Other elements of the agreement sound good but are of little or no value to India. The two sides agreed, for instance, "that the right of each country to choose its own path of social, economic and political development in which fundamental human rights and the rule of law are given their due place, should be respected." China could go along with that because in the eyes of its regime, the "due place" of human rights and rule of law is always secondary to the power of the ruling Party. The agreement expresses the belief that an "international system founded in tolerance and respect for diversity will promote the cause of peace and reduce the use, or threat of use, of force." It favors "an open and inclusive international system." The signatories "believe that drawing lines on the ground of ideologies and values, or on geographical criteria, is not conducive to peaceful and harmonious coexistence." How can anyone seriously believe that a country in which there is no freedom of speech or Press, where dissidents are routinely subject to brutal treatment, will support tolerance and respect for diversity internationally? Especially when China supports the most repressive regimes in developing countries, including those of North Korea, Burma and Sudan?
The support for Panchsheel, the Five Principles of Peaceful Coexistence first agreed in 1954 is laughable in view of China's record in breaking every one of them. The five principles are (1) Respect for each other's territorial integrity and sovereignty (2) Non-aggression (3) Non-interference in each other's internal affairs (4) Sovereign equality, and (5) Peaceful co-existence. China has supported insurgencies in India's north-eastern states, supplied Pakistan with conventional and nuclear weapons and technology, and generally behaved as if India is a vassal State.
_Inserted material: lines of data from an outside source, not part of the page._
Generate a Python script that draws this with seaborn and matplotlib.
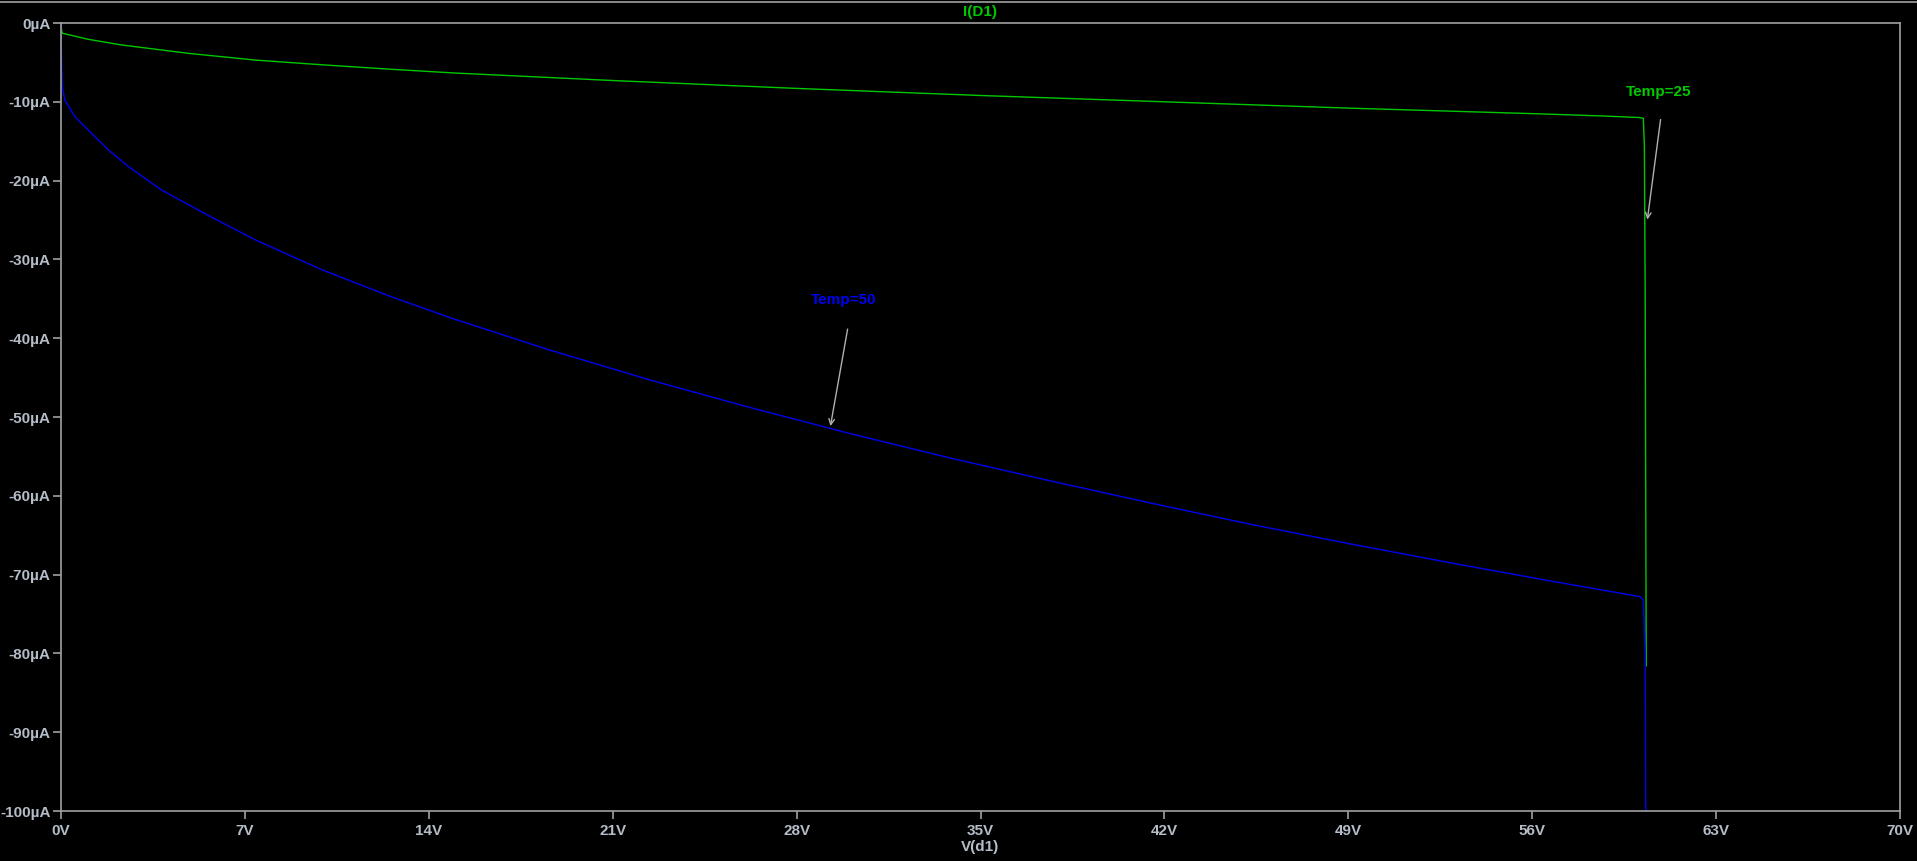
import numpy as np
import pandas as pd
import seaborn as sns
import matplotlib.pyplot as plt
from matplotlib.lines import Line2D

# Diode reverse current vs voltage, two temperatures
v_25 = [0, 0.02, 0.05, 1.04, 2.31, 4.85, 7.38, 9.92, 12.46, 15.0, 21, 28, 35, 42, 49, 56, 58.7, 60.1,
        60.23, 60.27, 60.3, 60.34]
i_25 = [0, -0.9, -1.3, -2.07, -2.79, -3.85, -4.7, -5.3, -5.85, -6.35, -7.3, -8.3, -9.2, -10.0, -10.8, -11.5,
        -11.8, -12.0, -12.1, -15.6, -34.0, -81.6]

v_50 = [0, 0.02, 0.05, 0.15, 0.53, 1.04, 1.80, 2.56, 3.83, 5.48, 7.38, 9.92, 12.46, 14.81, 18.6, 22.42,
        26.23, 30.03, 33.84, 37.65, 41.45, 45.26, 49.07, 52.88, 56.68, 60.11, 60.23, 60.3, 60.33]
i_50 = [0, -4.7, -8.1, -9.8, -11.9, -13.6, -16.1, -18.2, -21.2, -24.2, -27.5, -31.3, -34.6, -37.4, -41.5,
        -45.3, -48.8, -52.1, -55.2, -58.1, -60.9, -63.6, -66.1, -68.5, -70.8, -72.8, -73.2, -80.0, -105.0]

x_ticks = [0, 7, 14, 21, 28, 35, 42, 49, 56, 63, 70]
x_labels = ['0V', '7V', '14V', '21V', '28V', '35V', '42V', '49V', '56V', '63V', '70V']
y_ticks = [0, -10, -20, -30, -40, -50, -60, -70, -80, -90, -100]
y_labels = ['0µA', '-10µA', '-20µA', '-30µA', '-40µA', '-50µA', '-60µA', '-70µA', '-80µA', '-90µA', '-100µA']

df25 = pd.DataFrame({'V': v_25, 'I': i_25})
df50 = pd.DataFrame({'V': v_50, 'I': i_50})

sns.set_style('dark')
plt.rcParams['font.family'] = ['Liberation Sans', 'DejaVu Sans']

green = '#00c800'
blue = '#0000f0'
grey = '#a0a0a0'
label_col = '#b4bcc8'
fs = 11

fig = plt.figure(figsize=(19.17, 8.61), dpi=100, facecolor='black')
ax = fig.add_axes([61 / 1917, 50 / 861, 1839 / 1917, 788 / 861])
ax.set_facecolor('black')

sns.lineplot(data=df25, x='V', y='I', sort=False, estimator=None, color=green, lw=1.0, ax=ax)
sns.lineplot(data=df50, x='V', y='I', sort=False, estimator=None, color=blue, lw=1.0, ax=ax)

ax.set_xlim(0, 70)
ax.set_ylim(-100, 0)
ax.set_xticks(x_ticks)
ax.set_xticklabels(x_labels)
ax.set_yticks(y_ticks)
ax.set_yticklabels(y_labels)
ax.grid(False)
for s in ax.spines.values():
    s.set_visible(True)
    s.set_color(grey)
    s.set_linewidth(1.2)
ax.tick_params(axis='both', colors=grey, labelcolor=label_col, direction='out', length=5.5, width=1.2,
               labelsize=fs, bottom=True, left=True)
ax.tick_params(axis='x', pad=4)
ax.tick_params(axis='y', pad=2)
for t in ax.get_xticklabels() + ax.get_yticklabels():
    t.set_fontweight('bold')

ax.set_xlabel('V(d1)', color=label_col, fontsize=fs, fontweight='bold', labelpad=1)
ax.set_ylabel('')

# title band like the simulator window
fig.text(980 / 1917, 1 - 12 / 861, 'I(D1)', color=green, fontsize=fs, fontweight='bold',
         ha='center', va='center')
fig.add_artist(Line2D([0, 1], [1 - 1.5 / 861] * 2, transform=fig.transFigure, color=grey, lw=1.2))

# trace labels with arrows
ax.annotate('', xy=(60.37, -25.3), xytext=(60.9, -11.9),
            arrowprops=dict(arrowstyle='->', color='#b0b0b0', lw=1.0))
ax.text(60.8, -8.8, 'Temp=25', color=green, fontsize=fs, fontweight='bold', ha='center', va='center')
ax.annotate('', xy=(29.27, -51.5), xytext=(29.96, -38.5),
            arrowprops=dict(arrowstyle='->', color='#b0b0b0', lw=1.0))
ax.text(29.8, -35.2, 'Temp=50', color=blue, fontsize=fs, fontweight='bold', ha='center', va='center')

fig.savefig('out.png', dpi=100, facecolor='black')
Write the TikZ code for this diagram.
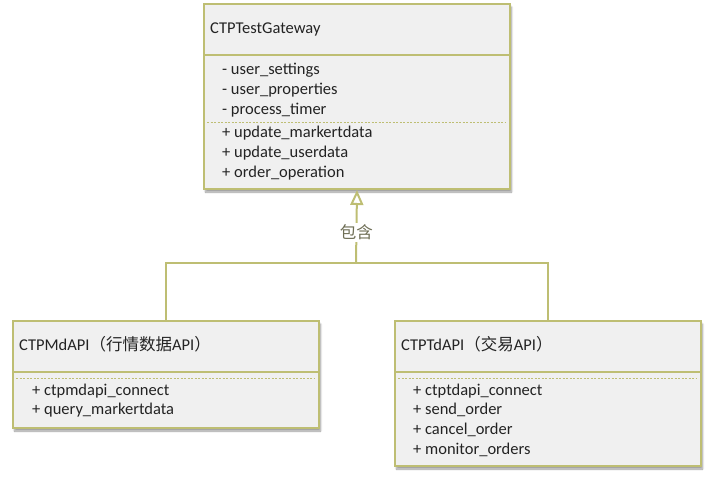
\documentclass[tikz,border=0pt]{standalone}
\usepackage{fontspec}
\setmainfont{Carlito}
\newfontfamily\cjk{Noto Sans CJK SC}
\usetikzlibrary{arrows.meta,shadows.blur}

\definecolor{umlline}{RGB}{190,190,115}
\definecolor{umlfill}{RGB}{240,240,240}
\definecolor{umltext}{RGB}{35,35,35}
\definecolor{umllabel}{RGB}{110,110,85}

\tikzset{
  classbox/.style={draw=umlline, fill=umlfill, line width=2pt, anchor=north west, inner sep=0pt,
    blur shadow={shadow xshift=1.5pt, shadow yshift=-3pt, shadow blur steps=6, shadow opacity=40}},
  divider/.style={umlline, line width=1.6pt},
  dotline/.style={umlline, line width=0.8pt, dash pattern=on 2pt off 1.5pt},
  title/.style={anchor=west, text=umltext, inner sep=0pt, font=\fontsize{16.5}{20}\selectfont},
  member/.style={title},
  link/.style={draw=umlline, line width=2pt}
}

\begin{document}
\begin{tikzpicture}[x=1pt,y=-1pt]
  \useasboundingbox (0,0) rectangle (712,484);

  % gateway class
  \node[classbox, minimum width=306pt, minimum height=185pt] (gateway) at (203,3) {};
  \draw[divider] (203,55) -- (509,55);
  \draw[dotline] (207,122) -- (505,122);
  \node[title] (gateway-name) at (210,29) {CTPTestGateway};
  \foreach \y/\txt [count=\i] in {70/- user\_settings, 90/- user\_properties, 110/- process\_timer} {
    \node[member] (gateway-attr\i) at (222,\y) {\txt};
  }
  \foreach \y/\txt [count=\i] in {133/+ update\_markertdata, 153/+ update\_userdata, 173/+ order\_operation} {
    \node[member] (gateway-op\i) at (222,\y) {\txt};
  }

  % market data api
  \node[classbox, minimum width=306pt, minimum height=107pt] (mdapi) at (12,320) {};
  \draw[divider] (12,372) -- (318,372);
  \draw[dotline] (16,378) -- (314,378);
  \node[title] (mdapi-name) at (19,344) {CTPMdAPI{\cjk （行情数据}API{\cjk ）}};
  \foreach \y/\txt [count=\i] in {391/+ ctpmdapi\_connect, 410/+ query\_markertdata} {
    \node[member] (mdapi-op\i) at (32,\y) {\txt};
  }

  % trade api
  \node[classbox, minimum width=306pt, minimum height=145pt] (tdapi) at (394,320) {};
  \draw[divider] (394,372) -- (700,372);
  \draw[dotline] (398,378) -- (696,378);
  \node[title] (tdapi-name) at (401,344) {CTPTdAPI{\cjk （交易}API{\cjk ）}};
  \foreach \y/\txt [count=\i] in {391/+ ctptdapi\_connect, 410/+ send\_order, 430/+ cancel\_order, 450/+ monitor\_orders} {
    \node[member] (tdapi-op\i) at (413,\y) {\txt};
  }

  % relation
  \coordinate (fork) at (356,263);
  \draw[link] (mdapi.north) |- (fork) -| (tdapi.north);
  \draw[link, -{Triangle[open, length=15pt, width=13pt, fill=white]}] (fork) --
    node[pos=0.42, fill=white, text=umllabel, inner sep=2pt, font=\fontsize{16.5}{20}\cjk] (contains) {包含} (gateway.south);
\end{tikzpicture}
\end{document}
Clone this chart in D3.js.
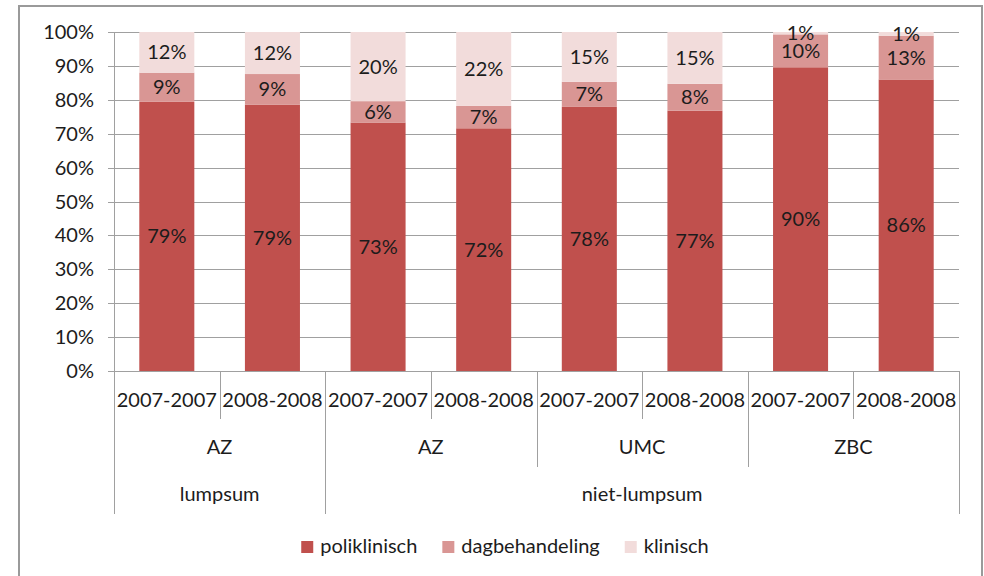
<!DOCTYPE html>
<html>
<head>
<meta charset="utf-8">
<script src="https://cdn.jsdelivr.net/npm/d3@7"></script>
<style>
  body { margin: 0; background: #fff; }
  svg { display: block; }
  text { font-family: Lato, "Open Sans", sans-serif; fill: #1c1c1c; }
</style>
</head>
<body>
<svg id="chart" width="984" height="576"></svg>
<script>
// ---- data ----
const years = ["2007-2007", "2008-2008", "2007-2007", "2008-2008", "2007-2007", "2008-2008", "2007-2007", "2008-2008"];
const hospitals = ["AZ", "AZ", "AZ", "AZ", "UMC", "UMC", "ZBC", "ZBC"];
const funding = ["lumpsum", "lumpsum", "niet-lumpsum", "niet-lumpsum", "niet-lumpsum", "niet-lumpsum", "niet-lumpsum", "niet-lumpsum"];
const seriesNames = ["poliklinisch", "dagbehandeling", "klinisch"];
const poliklinisch = [79.4, 78.6, 73.3, 71.6, 77.9, 76.8, 89.6, 86.0];
const dagbehandeling = [8.6, 9.0, 6.3, 6.6, 7.4, 7.9, 9.7, 12.9];
const klinisch = [12.0, 12.4, 20.4, 21.8, 14.7, 15.3, 0.7, 1.1];
const yTicks = [0, 10, 20, 30, 40, 50, 60, 70, 80, 90, 100];
const colors = ["#C0504D", "#D99694", "#F2DCDB"];

// ---- layout ----
const svg = d3.select("#chart");
const plot = { left: 114, right: 959, top: 32, bottom: 371 };
const rowBottoms = [419, 467, 514];
const fontSize = 20;

// outer frame
svg.append("rect").attr("x", 19).attr("y", 6).attr("width", 963).attr("height", 600)
  .attr("fill", "#fff").attr("stroke", "#9a9a9a").attr("stroke-width", 2);

const idx = d3.range(years.length);
const x = d3.scaleBand().domain(idx).range([plot.left, plot.right]).paddingInner(0.479).paddingOuter(0.2395);
const y = d3.scaleLinear().domain([0, 100]).range([plot.bottom, plot.top]);
const step = x.step();
const x0 = plot.left;

// gridlines
svg.append("g").selectAll("line").data(yTicks).join("line")
  .attr("x1", plot.left - 6).attr("x2", plot.right)
  .attr("y1", d => Math.round(y(d)) + 0.5).attr("y2", d => Math.round(y(d)) + 0.5)
  .attr("stroke", "#a0a0a0").attr("stroke-width", 1);

// y axis tick labels
svg.append("g").selectAll("text").data(yTicks).join("text")
  .attr("x", 94).attr("y", d => y(d)).attr("dy", "0.35em")
  .attr("text-anchor", "end").attr("font-size", fontSize)
  .text(d => d + "%");

// stacked bars
const rows = idx.map(i => ({ i, poliklinisch: poliklinisch[i], dagbehandeling: dagbehandeling[i], klinisch: klinisch[i] }));
const stack = d3.stack().keys(seriesNames)(rows);
const fmt = d3.format(".0f");

stack.forEach((layer, li) => {
  svg.append("g").selectAll("rect").data(layer).join("rect")
    .attr("x", d => x(d.data.i)).attr("width", x.bandwidth())
    .attr("y", d => y(d[1])).attr("height", d => y(d[0]) - y(d[1]))
    .attr("fill", colors[li]);
});
stack.forEach((layer, li) => {
  svg.append("g").selectAll("text").data(layer).join("text")
    .attr("x", d => x(d.data.i) + x.bandwidth() / 2)
    .attr("y", d => (y(d[0]) + y(d[1])) / 2).attr("dy", "0.35em")
    .attr("text-anchor", "middle").attr("font-size", fontSize)
    .text(d => fmt(d[1] - d[0]) + "%");
});

// y axis line
svg.append("line").attr("x1", x0 + 0.5).attr("x2", x0 + 0.5).attr("y1", plot.top).attr("y2", plot.bottom)
  .attr("stroke", "#a0a0a0");

// multi-level category axis
const axisG = svg.append("g");
function runs(keyFn) {
  const out = [];
  idx.forEach(i => {
    const k = keyFn(i);
    if (out.length && out[out.length - 1].key === k) out[out.length - 1].end = i + 1;
    else out.push({ key: k, label: k.split("|").pop(), start: i, end: i + 1 });
  });
  return out;
}
const lvl1 = idx.map(i => ({ label: years[i], start: i, end: i + 1 }));
const lvl2 = runs(i => funding[i] + "|" + hospitals[i]);
const lvl3 = runs(i => funding[i]);
const levels = [lvl1, lvl2, lvl3];
const baselines = [407, 454, 501];

const boundaryDepth = {};
levels.forEach((lv, li) => {
  lv.forEach(g => { boundaryDepth[g.start] = li; boundaryDepth[g.end] = li; });
});
Object.keys(boundaryDepth).forEach(b => {
  const bx = Math.round(x0 + (+b) * step) + 0.5;
  axisG.append("line").attr("x1", bx).attr("x2", bx)
    .attr("y1", plot.bottom).attr("y2", rowBottoms[boundaryDepth[b]])
    .attr("stroke", "#a0a0a0");
});
levels.forEach((lv, li) => {
  axisG.append("g").selectAll("text").data(lv).join("text")
    .attr("x", d => x0 + (d.start + d.end) / 2 * step)
    .attr("y", baselines[li])
    .attr("text-anchor", "middle").attr("font-size", fontSize)
    .text(d => d.label);
});

// legend
const legend = svg.append("g");
const items = legend.selectAll("g").data(seriesNames).join("g");
items.append("rect").attr("width", 12).attr("height", 12).attr("y", 541)
  .attr("fill", (d, i) => colors[i]);
items.append("text").attr("x", 19).attr("y", 553).attr("font-size", fontSize).text(d => d);
const widths = [];
items.each(function () { widths.push(19 + this.querySelector("text").getComputedTextLength()); });
const gap = 25;
const total = d3.sum(widths) + gap * (widths.length - 1);
let cx = 505 - total / 2;
items.attr("transform", (d, i) => {
  const t = `translate(${cx},0)`;
  cx += widths[i] + gap;
  return t;
});
</script>
</body>
</html>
After the Indian nuclear tests in 1998, it was China which drafted the acerbic Security Council resolution 1172 which demanded not only that India get rid of its nuclear weapons but its missiles as well. While the other permanent members of the Security Council never mention 1172 now, China still harps on it. The agreement says it is "time to look to the future in building a relationship of friendship and trust, based on equality, in which each is sensitive to the concerns and aspirations of the other;" but the record of Sino-Indian relations indicates little reason for optimism.
The agreement expressed the belief "that the continuous democratization of international relations and multilateralism are an important objective in the new century." Singh and Wen also supported the "central role of the United Nations in promoting international peace, security and development." Luckily, they twinned that with a call for the reform of the Organization, for as it now stands, the UN is central to very little. Unfortunately, none of the reform measures currently envisaged will change the marginal status of the world body.
The two sides pledged to "work together and with the international community to strengthen the global framework against terrorism in a long-term, sustained and comprehensive manner." Believing "that cultural and religious tolerance and dialogue between civilizations and peoples will contribute to overall peace and stability of our world," the two sides endorsed "all efforts to promote inter-civilizational and inter-faith dialogues." There is no mention of Tibet, where the Chinese are systematically destroying an ancient and distinctive culture. On Taiwan, the Indian side reaffirmed its one China policy and said it would "oppose any activity" against that "principle." That effectively reduced its capacity to develop healthy economic relations with Taiwan. The Chinese side expressed its "appreciation for the Indian position."
The agreement endorsed "strong growth" in India-China trade and economic relations and welcomed the conclusion of a Feasibility Study on a Regional Trading Arrangement (RTA) between the two countries. They will "explore the possibility of commencing discussions on a mutually beneficial and high-quality RTA that meets the common aspirations of both countries, and will also benefit the region." As China offers virtually unrestricted entry for Western transnational corporations and India is much choosier, what New Delhi hopes to gain from a regional RTA remains to be seen.
Other elements of the agreement are boilerplate. It expressed the readiness of India and China "to face and meet" the challenges of globalization; they "will work with other countries towards "an open, fair, equitable, transparent and rule-based multilateral trading system." Each viewed the other's participation in regional processes as positive, and agreed "to strengthen their coordination and consultation" within such mechanisms. They want an "early conclusion of the Doha Development Round" of trade negotiations, "placing the issues that affect the poorest of the poor at its core." The two "are determined to strengthen their coordination with other developing countries in order to secure their shared objectives." In appealing "to the international community to move forward the processes of multilateral arms control, disarmament and non-proliferation," the two declared that outer space "is the common heritage of humankind" and that "all space-faring nations" have the responsibility "to commit to the peaceful uses of outer space. "They expressed "categorical opposition to the weaponisation and arms race in outer space."
Convinced of the need to "establish an international energy order that is fair, equitable, secure and stable, and to the benefit of the entire international community," the agreement pledged India and China to "joint efforts to diversify the global energy mix and enhance the share of clean and renewable energy, so as to meet the energy requirements of all countries." While expressing support for the International Thermonuclear Experimental Reactor (ITER) project to develop nuclear fusion as a source of energy, the two sides pledged "to promote bilateral cooperation in civil nuclear energy, consistent with their respective international commitments, which will contribute to energy security and to dealing with risks associated with climate change." ITER brings together the European Union, Japan, China, India, South Korea, the Russian Federation and the United States in a cooperative effort to build the world's first fusion plant at Cadarache in the South of France.
Saying that they took "the issue of climate change seriously" the two sides reiterated their readiness to join international efforts to address it "in accordance with principles and provisions of the UNFCCC and its Kyoto Protocol, in particular the principle of common but differentiated responsibilities." They "stand ready to enhance technological cooperation" and "to work closely during the negotiation process laid out in the Bali Road Map for long term cooperative action under the Convention."